785. Within the context of the definition of family nucleus a ‘child’ refers to a blood, step-, or adopted son or daughter (regardless of age or marital status) who has usual residence in the household of at least one of the parents, and who has no partner or own child(ren) living in the same household. Grandsons and granddaughters of at least one grandparent who have usual residence in the household but where there are no parents present may also be included. (UN/ECE, Citation2015; see also § 784 below)

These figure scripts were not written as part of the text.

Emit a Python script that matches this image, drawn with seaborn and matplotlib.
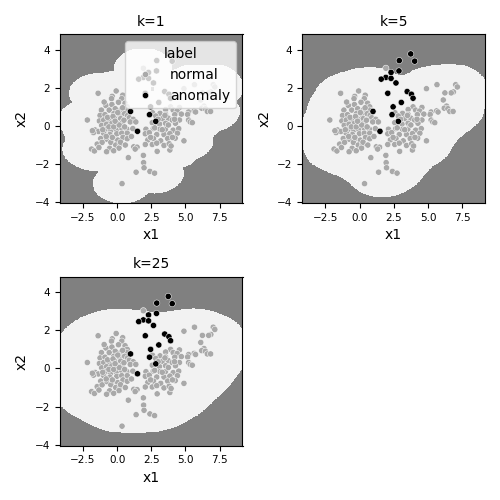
import numpy as np
import pandas as pd
import seaborn as sns
import matplotlib.pyplot as plt
from matplotlib.ticker import MultipleLocator

normal_x = [1.92, 5.66, 4.89, 7.03, 7.15, -1.39, -0.07, 6.86, 6.70, 6.24,
            -0.36, 0.41, -0.41, 0.34, 6.12, -0.82, -0.38, 0.10, 0.58, 0.74,
            0.72, 3.91, 4.56, 4.10, 6.36, 6.19, 6.46, -1.15, -0.58, -0.14,
            0.29, 3.55, 4.39, 5.23, 5.16, 5.64, 5.74, 6.60, 6.84, -1.25,
            -0.89, -0.24, 0.17, 0.55, 0.77, 2.59, 3.14, 3.55, 4.22, 4.70,
            -2.18, -1.30, -0.98, -0.58, -0.17, 0.26, 0.89, 1.18, 2.83, 3.31,
            3.74, 4.03, 4.56, 5.23, 5.35, 5.50, -1.13, -0.77, -0.38, 0.02,
            0.38, 0.96, 1.37, 2.57, 3.10, 3.55, 4.27, -1.61, -1.37, -0.82,
            -0.46, -0.07, 0.34, 0.72, 1.15, 2.11, 2.64, 3.14, 3.53, 4.10,
            4.51, -1.73, -0.98, -0.53, -0.02, 0.34, 0.74, 2.06, 2.35, 2.90,
            3.43, 3.86, 4.41, -1.20, -0.77, -0.29, 0.05, 0.43, 0.74, 2.25,
            2.66, 3.19, 3.70, 4.25, 4.89, -1.46, -1.10, -0.46, -0.10, 0.22,
            1.22, 1.46, 2.06, 2.57, 3.43, 3.81, -1.87, -1.66, -0.55, 0.14,
            1.32, 2.93, 3.86, -0.77, 0.82, 1.92, 1.94, 1.39, 1.97, 2.40,
            2.74, 0.36, -0.70, -0.30, 0.05, 0.50, -0.60, -0.25, 0.15, 0.55,
            -0.80, -0.35, 0.25, 0.60, -1.05, -0.15, 0.40, -0.95, 1.05, -1.81,
            -1.33, -0.25, 2.75, 3.30, 3.00, 3.75, 2.45, 4.05, 3.50, 2.90,
            4.20, 3.95]
normal_y = [3.02, 2.16, 1.95, 2.16, 2.04, 1.71, 1.83, 1.78, 1.73, 1.73,
            1.55, 1.61, 1.43, 1.43, 1.36, 1.07, 1.12, 1.24, 1.19, 1.00,
            0.83, 1.00, 0.97, 0.83, 1.04, 0.93, 0.90, 0.83, 0.83, 0.90,
            0.85, 0.86, 0.78, 0.73, 0.60, 0.79, 0.73, 0.76, 0.76, 0.55,
            0.59, 0.64, 0.60, 0.64, 0.55, 0.69, 0.66, 0.60, 0.59, 0.62,
            0.31, 0.26, 0.31, 0.29, 0.38, 0.38, 0.43, 0.35, 0.52, 0.38,
            0.41, 0.31, 0.31, 0.31, 0.21, 0.17, 0.03, 0.09, 0.14, 0.12,
            0.17, 0.21, 0.21, 0.17, 0.10, 0.14, 0.14, -0.21, -0.29, -0.17,
            -0.24, -0.19, -0.12, -0.17, -0.14, -0.17, -0.14, -0.17, -0.17, -0.22,
            -0.14, -0.35, -0.38, -0.45, -0.41, -0.38, -0.38, -0.41, -0.35, -0.45,
            -0.45, -0.40, -0.38, -0.66, -0.69, -0.66, -0.74, -0.60, -0.67, -0.73,
            -0.66, -0.78, -0.66, -0.64, -0.78, -0.95, -0.86, -0.86, -1.00, -0.95,
            -1.09, -1.11, -0.97, -0.97, -1.02, -0.93, -1.21, -1.31, -1.17, -1.16,
            -1.21, -1.33, -1.26, -1.35, -1.66, -1.54, -1.92, -2.42, -2.19, -2.38,
            -2.47, -3.02, 0.45, 0.50, 0.70, 0.30, -0.05, -0.05, 0.05, -0.05,
            -0.55, -0.60, -0.85, -1.00, -0.20, 0.25, 0.95, 1.25, -0.55, -0.25,
            -1.13, -1.30, -0.10, -0.20, 0.35, 0.05, -0.60, -0.60, 0.55, -0.90,
            0.35, -1.05]

# anomalies
anomaly_x = [3.74, 4.03, 2.90, 2.88, 2.30, 1.92, 1.58, 2.30, 2.66, 2.06,
             3.48, 3.79, 3.91, 3.05, 0.98, 2.45, 2.37, 2.83, 1.49]
anomaly_y = [3.77, 3.39, 3.42, 2.88, 2.80, 2.54, 2.45, 2.49, 2.25, 1.71,
             1.80, 1.66, 1.45, 1.23, 0.76, 1.00, 0.59, 0.24, -0.28]

k_values = [1, 5, 25]
thresholds = [0.95, 1.17, 1.82]   # mean kNN distance, standardised units

df = pd.DataFrame({
    'x1': normal_x + anomaly_x,
    'x2': normal_y + anomaly_y,
    'label': ['normal'] * len(normal_x) + ['anomaly'] * len(anomaly_x),
})

# standardise features before the kNN distances
mu = df[['x1', 'x2']].mean().values
sd = df[['x1', 'x2']].std().values
Z = (df[['x1', 'x2']].values - mu) / sd
train = Z[:len(normal_x)]

zx = np.linspace(Z[:, 0].min() - 0.88, Z[:, 0].max() + 0.88, 260)
zy = np.linspace(Z[:, 1].min() - 0.9, Z[:, 1].max() + 0.9, 180)
gx, gy = np.meshgrid(zx, zy)
grid = np.column_stack([gx.ravel(), gy.ravel()])
dist = np.sqrt(((grid[:, None, :] - train[None, :, :]) ** 2).sum(axis=2))
dist.sort(axis=1)
xx = gx * sd[0] + mu[0]
yy = gy * sd[1] + mu[1]

fig, axes = plt.subplots(2, 2, figsize=(5, 5), dpi=100)
axes = axes.ravel()

for i, (k, thr) in enumerate(zip(k_values, thresholds)):
    ax = axes[i]
    score = dist[:, :k].mean(axis=1)
    outside = (score > thr).reshape(xx.shape).astype(int)
    ax.contourf(xx, yy, outside, levels=[-0.5, 0.5, 1.5], colors=['#f2f2f2', '#808080'])
    sns.scatterplot(data=df, x='x1', y='x2', hue='label',
                    palette={'normal': 'darkgray', 'anomaly': 'black'},
                    s=20, ax=ax, legend=(i == 0))
    ax.set_title(f'k={k}', fontsize=10)
    ax.set_xlabel('x1', fontsize=10)
    ax.set_ylabel('x2', fontsize=10)
    ax.tick_params(labelsize=7.5)
    ax.xaxis.set_major_locator(MultipleLocator(2.5))
    ax.set_xlim(xx.min(), xx.max())
    ax.set_ylim(yy.min(), yy.max())
    if i == 0:
        ax.legend(title='label', loc='upper right')

axes[3].axis('off')

plt.tight_layout()
plt.savefig('out.png')
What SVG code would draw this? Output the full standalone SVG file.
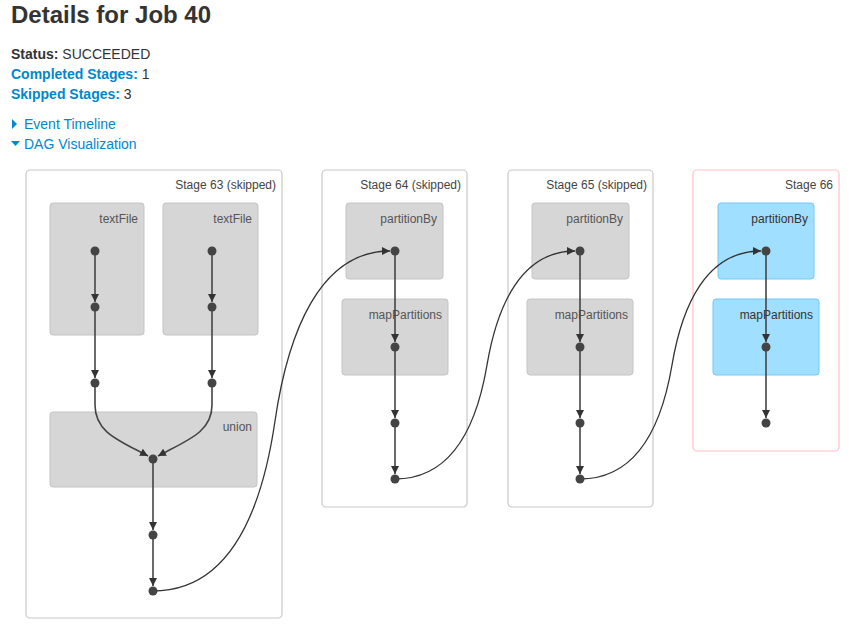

Age is often, however, an important criterion in determining entitlement to public resources (Daly, Citation2019). UN/ECE (Citation2015, § 809 1.1, § 814 3.1) advises countries requiring a more detailed age-based analysis of family living arrangements to use age 25 as the break point for defining a ‘child’. Some UN policy documents use different definitions. Article 1 of the 1989 United Nations Convention on the Rights of the Child, for example, defines a child as a person below 18 years of age, albeit with the proviso: ‘unless under the law applicable to the child, majority is attained earlier’. By contrast, the Charter of Fundamental Rights of the European Union, promulgated in 2000, does not specify the age of children or older people in ascribing rights.

The intricacies of these statistical definitional and conceptual issues are of interest in international comparative studies of intergenerational relations for use in policy formulation. For example, policymakers may want to know at what age children leave the family home and/or are deemed to be independent; or at what age older people should become entitled to welfare payments if they are living with their adult children, their spouse, alone or in an institution. Increasingly, researchers also refer to the different stages in the life course in combination with age categories to determine dependence and needs within households and families (Daly, Citation2019; Kluge, Citation2017).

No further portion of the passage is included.